A jornalista Denise Campos disse, depois do debate organizado pela TV Gazeta e o portal My News, que os mediadores se sentem professores do Ensino Infantil. Dificíl é que estamos falando de homens e mulheres que querem assumir a prefeitura da maior cidade da América Latina. Quando vemos Pablo Marçal chamando Ricardo Nunes de “Bananinha”, Tábata Amaral de “Ta-chata” ou “Parachoque de Comunista”, Guilherme Boulos de “Boules” ou “Comedor de Açúcar” e Luiz Datena de “Dá Pena” é como presenciar um homem de quase 40 anos arrancando as fraldas e saindo correndo pelado pelo estúdio: mesma vibe. 

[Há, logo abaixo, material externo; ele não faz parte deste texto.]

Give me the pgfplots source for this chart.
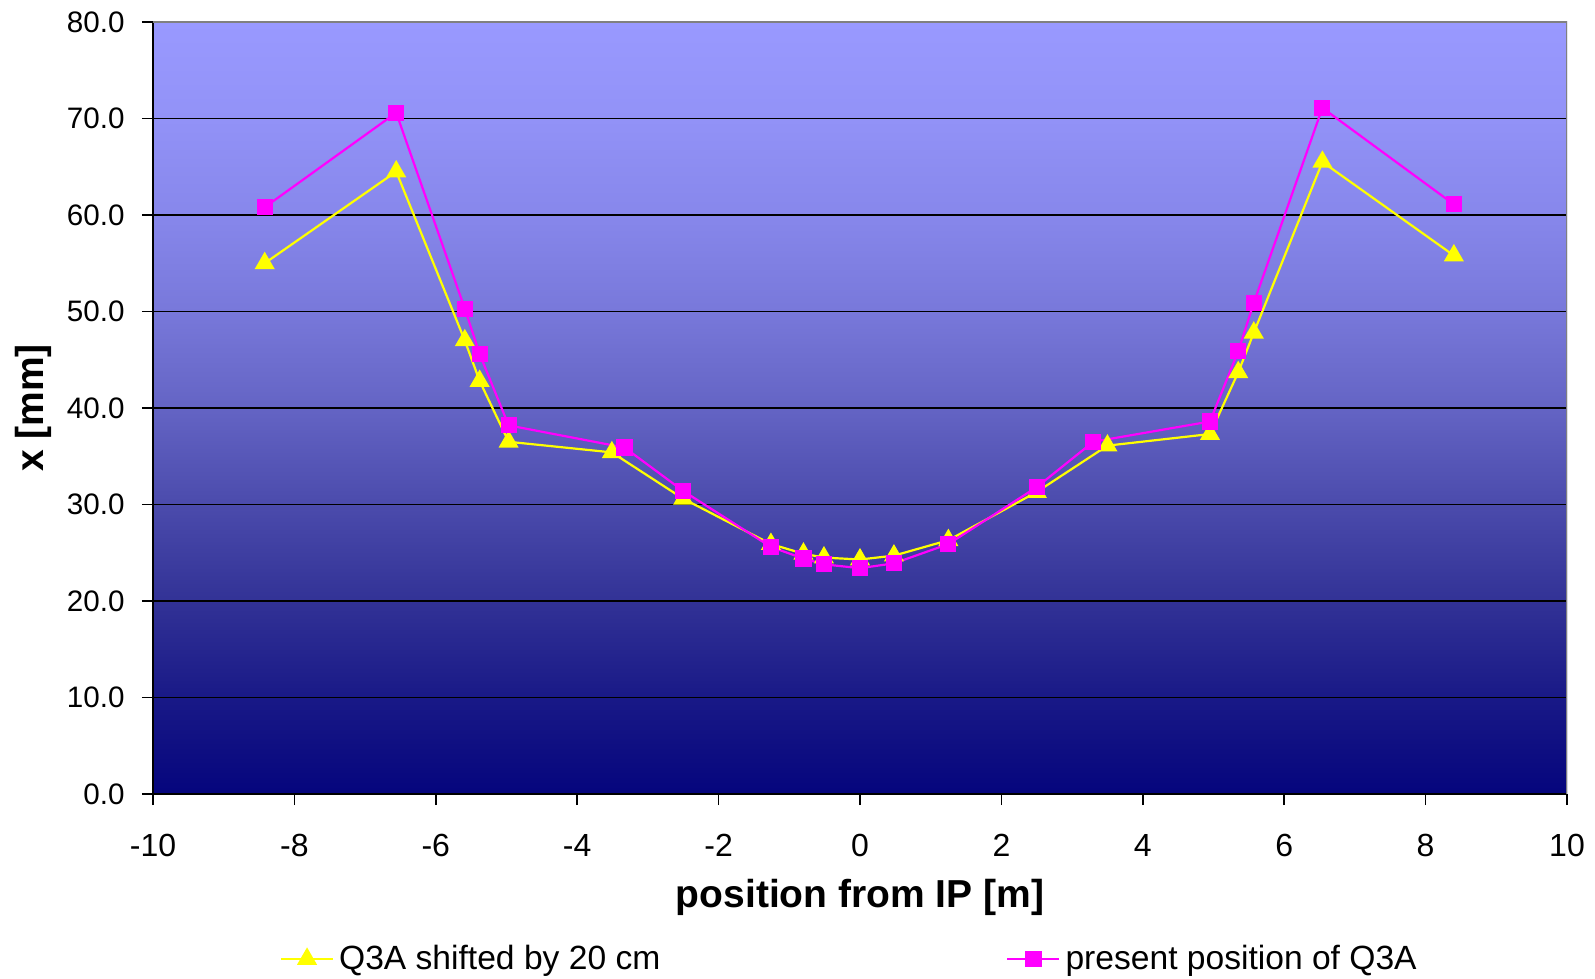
\documentclass[border=0pt]{standalone}
\usepackage{fontspec}
\setmainfont{Liberation Sans}
\usepackage{pgfplots}
\pgfplotsset{compat=1.18}

\definecolor{qyellow}{RGB}{255,255,0}
\definecolor{qmagenta}{RGB}{255,0,255}

% plot area 25bp (y=0) .. 75bp (y=80), one step of 10 = 6.25bp
\pgfdeclareverticalshading{plotbg}{100bp}{%
  rgb(0bp)=(0.020,0.020,0.490);
  rgb(25bp)=(0.020,0.020,0.490);
  rgb(31.25bp)=(0.098,0.098,0.529);
  rgb(37.5bp)=(0.196,0.196,0.588);
  rgb(43.75bp)=(0.294,0.294,0.675);
  rgb(50bp)=(0.392,0.392,0.769);
  rgb(56.25bp)=(0.471,0.471,0.855);
  rgb(62.5bp)=(0.529,0.529,0.922);
  rgb(68.75bp)=(0.573,0.573,0.969);
  rgb(75bp)=(0.6,0.6,1);
  rgb(100bp)=(0.6,0.6,1)}

\begin{document}
\begin{tikzpicture}
\begin{axis}[
    scale only axis,
    width=707pt, height=386pt,
    xmin=-10, xmax=10, ymin=0, ymax=80,
    xtick={-10,-8,...,10},
    ytick={0,10,...,80},
    /pgf/number format/assume math mode=true,
    yticklabel={\pgfmathprintnumber[fixed,fixed zerofill,precision=1]{\tick}},
    xticklabel style={font=\fontsize{16}{19}\selectfont},
    yticklabel style={font=\fontsize{14.8}{18}\selectfont},
    tick align=outside,
    major tick length=5.5pt,
    tick style={black, line width=0.8pt},
    axis x line*=bottom, axis y line*=left,
    axis line style={black, line width=1pt, -},
    xtick pos=bottom, ytick pos=left,
    ymajorgrids=true,
    grid style={black, line width=0.8pt},
    axis background/.style={shading=plotbg},
    yticklabel style={anchor=east, inner sep=0pt, xshift=-8.5pt},
    xticklabel style={anchor=base, inner sep=0pt, yshift=-25.5pt},
    xlabel={position from IP [m]},
    ylabel={x [mm]},
    label style={font=\fontsize{19.5}{23}\selectfont\bfseries},
    xlabel style={at={(axis description cs:0.5,-0.1475)}, anchor=base},
    ylabel style={at={(axis description cs:-0.0849,0.5)}, anchor=center},
    legend columns=2,
    legend style={at={(axis description cs:0.0895,-0.2137)}, anchor=west,
        draw=none, fill=none, inner sep=0pt,
        font=\fontsize{16.8}{19}\selectfont,
        /tikz/every odd column/.append style={column sep=1.5pt},
        /tikz/every even column/.append style={column sep=172pt},
        nodes={inner sep=1pt}},
    legend image code/.code={%
        \draw[mark repeat=2,mark phase=2] plot coordinates {(0pt,0pt) (13pt,0pt) (26pt,0pt)};},
]

\addplot[qyellow, line width=1.1pt, mark=triangle*, mark size=4.7pt,
    mark options={solid, fill=qyellow, draw=qyellow}] coordinates {
(-8.42,55.0) (-6.56,64.5) (-5.59,47.0) (-5.38,42.8) (-4.97,36.5)
(-3.51,35.4) (-2.50,30.6) (-1.26,25.9) (-0.80,24.9) (-0.51,24.5)
(0.00,24.3) (0.48,24.7) (1.25,26.3) (2.50,31.3) (3.50,36.1)
(4.95,37.3) (5.35,43.7) (5.57,47.8) (6.54,65.5) (8.40,55.8)
};
\addlegendentry{Q3A shifted by 20 cm}

\addplot[qmagenta, line width=1.1pt, mark=square*, mark size=3.5pt,
    mark options={solid, fill=qmagenta, draw=qmagenta}] coordinates {
(-8.42,60.8) (-6.56,70.6) (-5.59,50.3) (-5.38,45.6) (-4.97,38.2)
(-3.33,35.9) (-2.50,31.4) (-1.26,25.6) (-0.80,24.4) (-0.51,23.8)
(0.00,23.4) (0.48,23.9) (1.25,25.9) (2.50,31.8) (3.30,36.5)
(4.95,38.6) (5.35,45.9) (5.57,50.9) (6.54,71.1) (8.40,61.1)
};
\addlegendentry{present position of Q3A}

\draw[gray, line width=1pt] (rel axis cs:0,1) -- (rel axis cs:1,1) -- (rel axis cs:1,0);
\end{axis}
\path (current axis.south west) ++(-76.5pt,-92.5pt) rectangle ++(797.5pt,489.5pt);
\end{tikzpicture}
\end{document}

Todo dia é dia. Toda hora é hora

O problema é que a presença de Pablo Marçal prejudica o todo. Daí, em vez de discutir propostas, elaborar perguntas que façam sentido e até mesmo fazer acusações e deboches pontuais, mas pertinentes, os candidatos saem do prumo – é humanamente impossível debater com Marçal e não achar convidativa a cadeira que está dando sopa por ali. É tão infantil que os debates poderiam passar na TV Globinho.

Pablo Marçal não é um grande comunicador, não é um grande mestre da retórica ou da oralidade, muito menos um empresário de sucesso que fará o mesmo pela cidade de São Paulo (até porque, governar uma cidade é bem diferente de gerir uma empresa). É um bully perverso, usuário de factoides, cujo ego deixa os espaços de debates minúsculos para o que realmente importa e tomados pela famosa frase de Roberto Jefferson em 2005: “Vossa excelência desperta em mim os instintos mais primitivos”. 

O prédio de 1 KM de altura que está entre as propostas do plano de governo de Marçal pode ser lido como o símbolo fálico máximo da sua própria carência por atenção e necessidade de reafirmar sua masculinidade. Não é grande novidade, é mais do mesmo – mas tem algo que sobra na Caixa de Pandora, depois de aberta: a esperança. Por isso, vamos de mantra do jornalista Ricardo Boechat (1952 – 2019): “Você gosta muito é de palanque. Mas eu não dou palanque para otário”.